Weight Capacity: How Much Can Each Branch Hold?
Weight capacity varies dramatically by material and construction method. This matters if you plan to load your tree bookshelf with hardcover books rather than just paperbacks and decorative objects. A single hardcover averages 1.5-2 lbs, so a branch holding 5 hardcovers needs to support 10 lbs minimum.
| Material | Per-Branch Capacity | Total Shelf Capacity (typical) |
|---|---|---|
| Solid hardwood | 10-15+ lbs | 60-100+ lbs |
| MDF | 5-8 lbs | 30-50 lbs |
| Plywood | 6-10 lbs | 35-60 lbs |
| Particleboard | 3-5 lbs | 15-30 lbs |
If your collection includes art books, textbooks, or encyclopedias, don't gamble on budget materials. Solid hardwood is the only option that reliably supports heavy items on narrow branch shelves without permanent deformation.
Price Ranges: What to Expect in 2026
Tree bookshelf pricing depends on material, size, craftsmanship, and brand. Here's what the current market looks like so you can set a realistic budget before shopping.
| Category | Price Range | What You Get |
|---|---|---|
| Budget (particleboard/MDF) | $40-$120 | Basic shapes, lightweight, 1-3 year lifespan |
| Mid-range (plywood/engineered) | $120-$250 | Better finish, moderate durability |
| Premium (solid wood, handcrafted) | $250-$600+ | Unique grain, maximum durability, artisan quality |
The cost-per-year calculation matters more than the sticker price. A $300 solid wood tree bookshelf lasting 20 years costs $15/year. A $60 particleboard version lasting 2 years costs $30/year - and you'll need to buy a replacement.
How Ashdeco Tree Bookshelves Are Made
Ashdeco's approach is different from mass-produced alternatives. Each tree bookshelf is handcrafted by Vietnamese artisans who carve solid wood into organic tree forms - not stamped from a mold or assembled from flat-pack components. The artisans follow the natural grain of each piece of wood, which means no two shelves are identical.
This process takes longer than factory production but produces structurally superior joints and a finish quality that improves with age. The wood develops a richer patina over years of use - the opposite of MDF, which degrades from day one.
Explore the full collection of handcrafted tree bookshelves to see the range of styles and sizes available.
5 Mistakes to Avoid When Buying a Tree Bookshelf
After helping thousands of customers choose their tree bookshelves, these are the mistakes we see most often. Avoiding them saves you money, time, and the frustration of a return.
1. Ignoring Weight Capacity
A shelf that looks great empty can fail under a real book collection. Always check per-branch weight limits, especially for hardcovers and art books. Solid wood shelves handle the most weight.
2. Buying Too Small
A 3-foot tree bookshelf in a room with 9-foot ceilings looks like a miniature. It should occupy at least 40-60% of the available wall height to feel proportional.

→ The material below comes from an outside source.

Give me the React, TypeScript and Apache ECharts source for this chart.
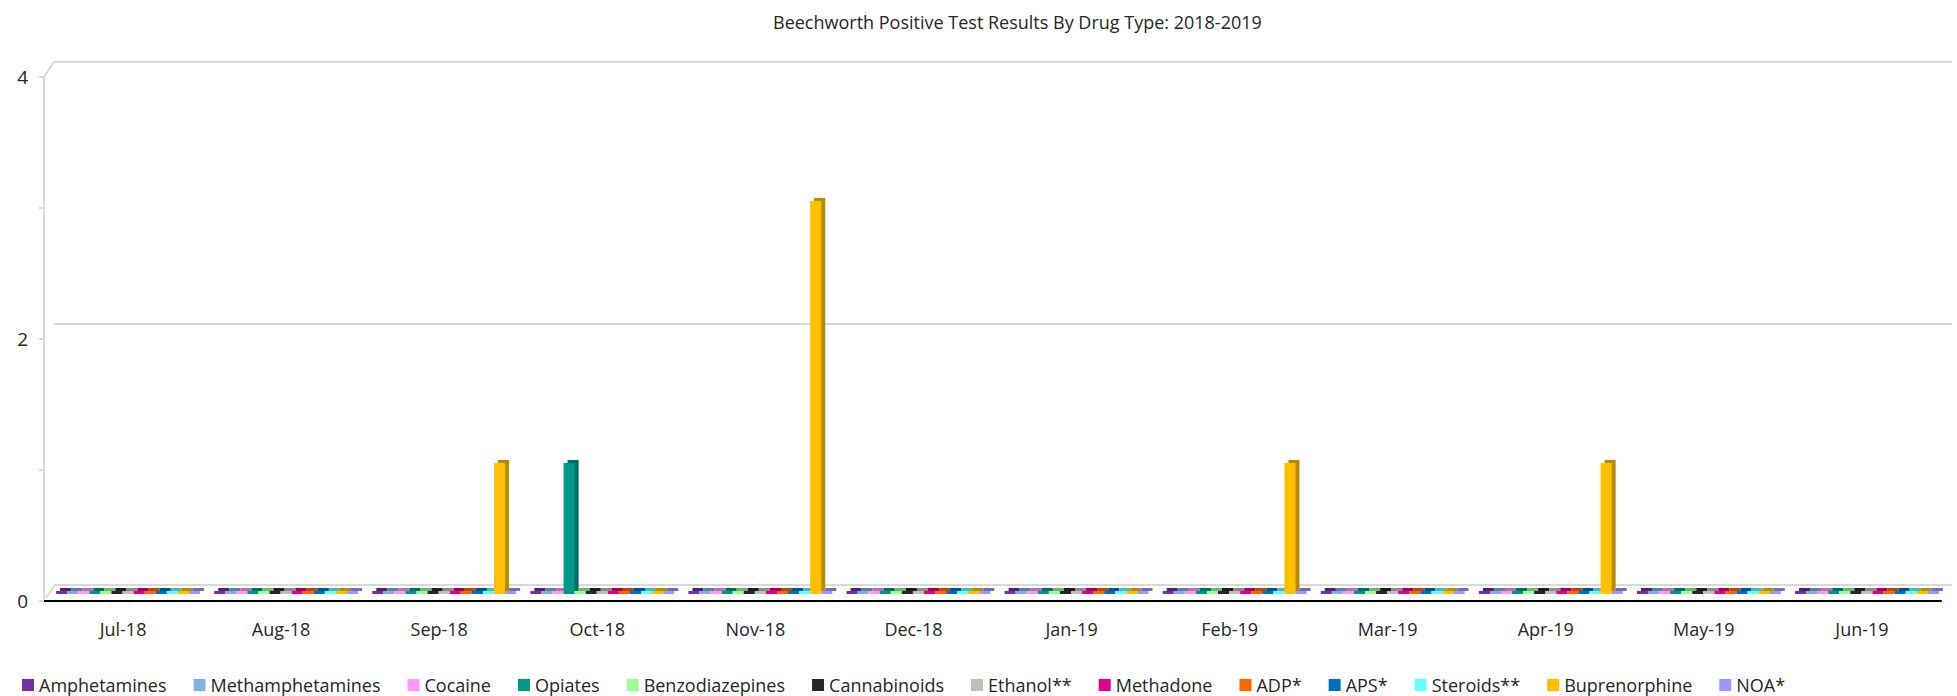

3. Choosing Particleboard for a Permanent Room
Particleboard is fine for temporary setups. For any room you plan to keep decorated for more than a year, upgrade to solid wood or at minimum MDF. The difference in longevity justifies the price gap.
4. Forgetting About Depth
Tree bookshelf branches extend outward. If your hallway is only 30 inches wide, a shelf with 10-inch branches plus 8-inch books narrows the walking path to 12 inches. Measure depth, not just height and width.
5. Not Considering Mounting Type for Your Situation
Renters shouldn't buy wall-mounted unless they're prepared for anchor holes. Families with toddlers should either wall-mount (for stability) or choose a corner model that can't be pulled over. Match the mounting type to your life, not just your aesthetic.
Where to Place Your Tree Bookshelf
Placement determines whether your tree bookshelf looks intentional or like an afterthought. The strongest positions are against a contrasting wall color (dark shelf on light wall, or vice versa), in a corner that was previously empty, or flanking a room's focal point like a fireplace or TV.
Avoid placing tree bookshelves directly in front of windows - the backlight creates a silhouette that hides the wood grain and makes the books unreadable. Side-lit positions are ideal for showcasing the natural wood tones.
For room-specific ideas, check our guide to tree bookshelf styles organized by living space.
FAQ
What is the best material for a tree bookshelf?
Solid hardwood is the best material for durability, weight capacity, and appearance over time. It handles the irregular branch shapes without structural weaknesses, and its grain provides natural reinforcement that engineered materials lack.
How do I choose between wall-mounted and freestanding?
Wall-mounted is best for small rooms, nurseries, and spaces where floor clearance matters. Freestanding works better in living rooms and offices where you want maximum visual impact. Renters should lean toward freestanding or corner models to avoid wall damage.
What size tree bookshelf do I need?
Measure your available wall space and aim for a shelf that fills 40-60% of the height. For most rooms, a 5-foot model is the sweet spot. Nurseries and bedrooms typically work better with 3-4 foot versions.
Are tree bookshelves stable enough for heavy books?
Solid wood tree bookshelves support 10-15 lbs per branch - enough for 5-7 hardcovers. Budget materials like particleboard handle much less (3-5 lbs) and will sag over time. Always check the manufacturer's weight specifications.
How much should I spend on a tree bookshelf?
Budget $250-$600 for a solid wood, handcrafted tree bookshelf that will last 15-30 years. Sub-$100 options exist in MDF and particleboard but have significantly shorter lifespans and lower weight capacities. Calculate cost-per-year, not just sticker price.